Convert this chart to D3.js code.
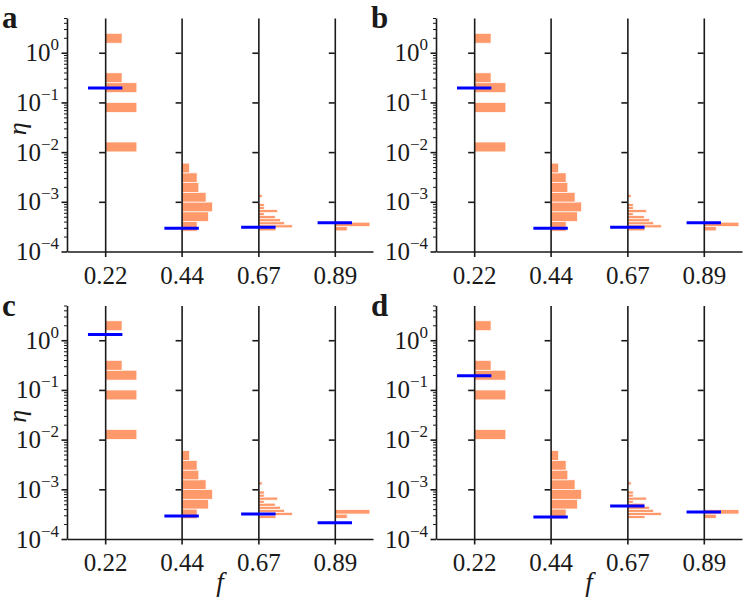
<!DOCTYPE html>
<html>
<head>
<meta charset="utf-8">
<script src="https://cdn.jsdelivr.net/npm/d3@7"></script>
<style>
  body { margin: 0; background: #fff; }
  svg { display: block; }
</style>
</head>
<body>
<svg id="chart"></svg>
<script>
const fValues = [0.222, 0.444, 0.667, 0.889];
const fLabels = ['0.22', '0.44', '0.67', '0.89'];
const panelLabels = ['a', 'b', 'c', 'd'];
const decades = [1e-4, 1e-3, 1e-2, 1e-1, 1];
const decadeExp = ['-4', '-3', '-2', '-1', '0'];

// eta histograms, one per f: range of the bins and bar length of each bin (lowest bin first)
const histLow = [0.0101, 2.56e-4, 2.6e-4, 2.6e-4];
const histHigh = [2.46, 6.0e-3, 1.41e-3, 3.89e-4];
const hist022 = [0.092, 0, 0, 0, 0.092, 0, 0.092, 0.049, 0, 0, 0, 0.049];
const hist044 = [0.045, 0.078, 0.09, 0.071, 0.05, 0.045, 0.023];
const hist067 = [0.051, 0.099, 0.076, 0.064, 0.049, 0.017, 0.056, 0.017, 0.017, 0, 0, 0.011];
const hist089 = [0.036, 0.102];

// blue marks: eta estimate per f, one list per panel
const estA = [0.195, 2.92e-4, 3.06e-4, 3.8e-4];
const estB = [0.195, 2.92e-4, 3.06e-4, 3.8e-4];
const estC = [1.30, 2.9e-4, 3.18e-4, 2.13e-4];
const estD = [0.192, 2.77e-4, 4.6e-4, 3.5e-4];

const hists = [hist022, hist044, hist067, hist089];
const estimates = [estA, estB, estC, estD];

const width = 750;
const height = 600;
const plotW = 306;
const plotH = 233.5;
const serif = '"Liberation Serif", "DejaVu Serif", serif';
const ink = '#1a1a1a';

const svg = d3.select('#chart')
    .attr('width', width)
    .attr('height', height);

const x = d3.scaleLinear().domain([1 / 9, 1]).range([0, plotW]);
const y = d3.scaleLog().domain([1e-4, 5]).range([plotH, 0]);

const minors = [];
for (let e = -4; e <= 0; e++) {
    for (let m = 2; m <= 9; m++) {
        const v = m * Math.pow(10, e);
        if (v <= 5) minors.push(v);
    }
}

const layout = [
    {left: 67, top: 18, yTitle: true, xTitle: false},
    {left: 436, top: 18, yTitle: false, xTitle: false},
    {left: 67, top: 305.5, yTitle: true, xTitle: true},
    {left: 436, top: 305.5, yTitle: false, xTitle: true}
];

layout.forEach((p, pi) => {
    const g = svg.append('g').attr('transform', `translate(${p.left}, ${p.top})`);

    // histograms
    fValues.forEach((f, gi) => {
        const counts = hists[gi];
        const lo = Math.log10(histLow[gi]);
        const hi = Math.log10(histHigh[gi]);
        const step = (hi - lo) / counts.length;
        const bins = counts.map((c, i) => ({
            y0: Math.pow(10, lo + i * step),
            y1: Math.pow(10, lo + (i + 1) * step),
            len: c
        })).filter(d => d.len > 0);

        g.append('g').selectAll('rect').data(bins).enter().append('rect')
            .attr('x', x(f))
            .attr('y', d => y(d.y1))
            .attr('width', d => x(f + d.len) - x(f))
            .attr('height', d => y(d.y0) - y(d.y1))
            .attr('fill', '#fd996b')
            .attr('stroke', '#fff')
            .attr('stroke-width', 0.7);
    });

    // vertical line for each f with decade ticks
    fValues.forEach(f => {
        const vAxis = g.append('g')
            .attr('transform', `translate(${x(f)}, 0)`)
            .call(d3.axisLeft(y).tickValues(decades.slice(1)).tickFormat('').tickSize(6).tickSizeOuter(0));
        vAxis.select('.domain').attr('stroke', ink).attr('stroke-width', 1.6);
        vAxis.selectAll('.tick line').attr('stroke', ink).attr('stroke-width', 1.6);
    });

    // left axis: minor ticks then major ticks
    const minorAxis = g.append('g')
        .call(d3.axisLeft(y).tickValues(minors).tickFormat('').tickSize(3).tickSizeOuter(0));
    minorAxis.select('.domain').remove();
    minorAxis.selectAll('.tick line').attr('stroke', ink).attr('stroke-width', 1);

    const yAxis = g.append('g')
        .call(d3.axisLeft(y).tickValues(decades).tickFormat('').tickSize(5.5).tickSizeOuter(0));
    yAxis.select('.domain').attr('stroke', ink).attr('stroke-width', 1.6);
    yAxis.selectAll('.tick line').attr('stroke', ink).attr('stroke-width', 1.6);

    decades.forEach((v, i) => {
        const t = g.append('text')
            .attr('x', -8)
            .attr('y', y(v) + 8.5)
            .attr('text-anchor', 'end')
            .attr('font-family', serif)
            .attr('font-size', 25)
            .attr('fill', ink);
        t.append('tspan').text('10');
        t.append('tspan').attr('dy', -11).attr('font-size', 17).text(decadeExp[i].replace('-', '\u2212'));
    });

    // bottom axis
    const xAxis = g.append('g')
        .attr('transform', `translate(0, ${plotH})`)
        .call(d3.axisBottom(x).tickValues(fValues).tickFormat((d, i) => fLabels[i]).tickSize(5.5).tickSizeOuter(0));
    xAxis.select('.domain').attr('stroke', ink).attr('stroke-width', 1.6);
    xAxis.selectAll('.tick line').attr('stroke', ink).attr('stroke-width', 1.6);
    xAxis.selectAll('.tick text')
        .attr('font-family', serif)
        .attr('font-size', 25)
        .attr('fill', ink)
        .attr('dy', '0.95em');

    // blue estimate marks
    g.append('g').selectAll('line').data(estimates[pi]).enter().append('line')
        .attr('x1', (d, i) => x(fValues[i] - 0.05))
        .attr('x2', (d, i) => x(fValues[i] + 0.05))
        .attr('y1', d => y(d))
        .attr('y2', d => y(d))
        .attr('stroke', '#0000ff')
        .attr('stroke-width', 3);

    // panel letter
    g.append('text')
        .attr('x', -65)
        .attr('y', 10)
        .attr('font-family', serif)
        .attr('font-weight', 'bold')
        .attr('font-size', 31)
        .attr('fill', ink)
        .text(panelLabels[pi]);

    if (p.yTitle) {
        g.append('text')
            .attr('transform', `translate(-41, ${plotH / 2 - 6}) rotate(-90)`)
            .attr('text-anchor', 'middle')
            .attr('font-family', serif)
            .attr('font-style', 'italic')
            .attr('font-size', 26)
            .attr('fill', ink)
            .text('\u03b7');
    }
    if (p.xTitle) {
        g.append('text')
            .attr('x', plotW / 2)
            .attr('y', plotH + 52)
            .attr('text-anchor', 'middle')
            .attr('font-family', serif)
            .attr('font-style', 'italic')
            .attr('font-size', 27)
            .attr('fill', ink)
            .text('f');
    }
});
</script>
</body>
</html>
──────────────────────────────
What the task asks:
Give every line above again exactly, with no pictures.

Expected output:
Convert this chart to D3.js code.
<!DOCTYPE html>
<html>
<head>
<meta charset="utf-8">
<script src="https://cdn.jsdelivr.net/npm/d3@7"></script>
<style>
  body { margin: 0; background: #fff; }
  svg { display: block; }
</style>
</head>
<body>
<svg id="chart"></svg>
<script>
const fValues = [0.222, 0.444, 0.667, 0.889];
const fLabels = ['0.22', '0.44', '0.67', '0.89'];
const panelLabels = ['a', 'b', 'c', 'd'];
const decades = [1e-4, 1e-3, 1e-2, 1e-1, 1];
const decadeExp = ['-4', '-3', '-2', '-1', '0'];

// eta histograms, one per f: range of the bins and bar length of each bin (lowest bin first)
const histLow = [0.0101, 2.56e-4, 2.6e-4, 2.6e-4];
const histHigh = [2.46, 6.0e-3, 1.41e-3, 3.89e-4];
const hist022 = [0.092, 0, 0, 0, 0.092, 0, 0.092, 0.049, 0, 0, 0, 0.049];
const hist044 = [0.045, 0.078, 0.09, 0.071, 0.05, 0.045, 0.023];
const hist067 = [0.051, 0.099, 0.076, 0.064, 0.049, 0.017, 0.056, 0.017, 0.017, 0, 0, 0.011];
const hist089 = [0.036, 0.102];

// blue marks: eta estimate per f, one list per panel
const estA = [0.195, 2.92e-4, 3.06e-4, 3.8e-4];
const estB = [0.195, 2.92e-4, 3.06e-4, 3.8e-4];
const estC = [1.30, 2.9e-4, 3.18e-4, 2.13e-4];
const estD = [0.192, 2.77e-4, 4.6e-4, 3.5e-4];

const hists = [hist022, hist044, hist067, hist089];
const estimates = [estA, estB, estC, estD];

const width = 750;
const height = 600;
const plotW = 306;
const plotH = 233.5;
const serif = '"Liberation Serif", "DejaVu Serif", serif';
const ink = '#1a1a1a';

const svg = d3.select('#chart')
    .attr('width', width)
    .attr('height', height);

const x = d3.scaleLinear().domain([1 / 9, 1]).range([0, plotW]);
const y = d3.scaleLog().domain([1e-4, 5]).range([plotH, 0]);

const minors = [];
for (let e = -4; e <= 0; e++) {
    for (let m = 2; m <= 9; m++) {
        const v = m * Math.pow(10, e);
        if (v <= 5) minors.push(v);
    }
}

const layout = [
    {left: 67, top: 18, yTitle: true, xTitle: false},
    {left: 436, top: 18, yTitle: false, xTitle: false},
    {left: 67, top: 305.5, yTitle: true, xTitle: true},
    {left: 436, top: 305.5, yTitle: false, xTitle: true}
];

layout.forEach((p, pi) => {
    const g = svg.append('g').attr('transform', `translate(${p.left}, ${p.top})`);

    // histograms
    fValues.forEach((f, gi) => {
        const counts = hists[gi];
        const lo = Math.log10(histLow[gi]);
        const hi = Math.log10(histHigh[gi]);
        const step = (hi - lo) / counts.length;
        const bins = counts.map((c, i) => ({
            y0: Math.pow(10, lo + i * step),
            y1: Math.pow(10, lo + (i + 1) * step),
            len: c
        })).filter(d => d.len > 0);

        g.append('g').selectAll('rect').data(bins).enter().append('rect')
            .attr('x', x(f))
            .attr('y', d => y(d.y1))
            .attr('width', d => x(f + d.len) - x(f))
            .attr('height', d => y(d.y0) - y(d.y1))
            .attr('fill', '#fd996b')
            .attr('stroke', '#fff')
            .attr('stroke-width', 0.7);
    });

    // vertical line for each f with decade ticks
    fValues.forEach(f => {
        const vAxis = g.append('g')
            .attr('transform', `translate(${x(f)}, 0)`)
            .call(d3.axisLeft(y).tickValues(decades.slice(1)).tickFormat('').tickSize(6).tickSizeOuter(0));
        vAxis.select('.domain').attr('stroke', ink).attr('stroke-width', 1.6);
        vAxis.selectAll('.tick line').attr('stroke', ink).attr('stroke-width', 1.6);
    });

    // left axis: minor ticks then major ticks
    const minorAxis = g.append('g')
        .call(d3.axisLeft(y).tickValues(minors).tickFormat('').tickSize(3).tickSizeOuter(0));
    minorAxis.select('.domain').remove();
    minorAxis.selectAll('.tick line').attr('stroke', ink).attr('stroke-width', 1);

    const yAxis = g.append('g')
        .call(d3.axisLeft(y).tickValues(decades).tickFormat('').tickSize(5.5).tickSizeOuter(0));
    yAxis.select('.domain').attr('stroke', ink).attr('stroke-width', 1.6);
    yAxis.selectAll('.tick line').attr('stroke', ink).attr('stroke-width', 1.6);

    decades.forEach((v, i) => {
        const t = g.append('text')
            .attr('x', -8)
            .attr('y', y(v) + 8.5)
            .attr('text-anchor', 'end')
            .attr('font-family', serif)
            .attr('font-size', 25)
            .attr('fill', ink);
        t.append('tspan').text('10');
        t.append('tspan').attr('dy', -11).attr('font-size', 17).text(decadeExp[i].replace('-', '\u2212'));
    });

    // bottom axis
    const xAxis = g.append('g')
        .attr('transform', `translate(0, ${plotH})`)
        .call(d3.axisBottom(x).tickValues(fValues).tickFormat((d, i) => fLabels[i]).tickSize(5.5).tickSizeOuter(0));
    xAxis.select('.domain').attr('stroke', ink).attr('stroke-width', 1.6);
    xAxis.selectAll('.tick line').attr('stroke', ink).attr('stroke-width', 1.6);
    xAxis.selectAll('.tick text')
        .attr('font-family', serif)
        .attr('font-size', 25)
        .attr('fill', ink)
        .attr('dy', '0.95em');

    // blue estimate marks
    g.append('g').selectAll('line').data(estimates[pi]).enter().append('line')
        .attr('x1', (d, i) => x(fValues[i] - 0.05))
        .attr('x2', (d, i) => x(fValues[i] + 0.05))
        .attr('y1', d => y(d))
        .attr('y2', d => y(d))
        .attr('stroke', '#0000ff')
        .attr('stroke-width', 3);

    // panel letter
    g.append('text')
        .attr('x', -65)
        .attr('y', 10)
        .attr('font-family', serif)
        .attr('font-weight', 'bold')
        .attr('font-size', 31)
        .attr('fill', ink)
        .text(panelLabels[pi]);

    if (p.yTitle) {
        g.append('text')
            .attr('transform', `translate(-41, ${plotH / 2 - 6}) rotate(-90)`)
            .attr('text-anchor', 'middle')
            .attr('font-family', serif)
            .attr('font-style', 'italic')
            .attr('font-size', 26)
            .attr('fill', ink)
            .text('\u03b7');
    }
    if (p.xTitle) {
        g.append('text')
            .attr('x', plotW / 2)
            .attr('y', plotH + 52)
            .attr('text-anchor', 'middle')
            .attr('font-family', serif)
            .attr('font-style', 'italic')
            .attr('font-size', 27)
            .attr('fill', ink)
            .text('f');
    }
});
</script>
</body>
</html>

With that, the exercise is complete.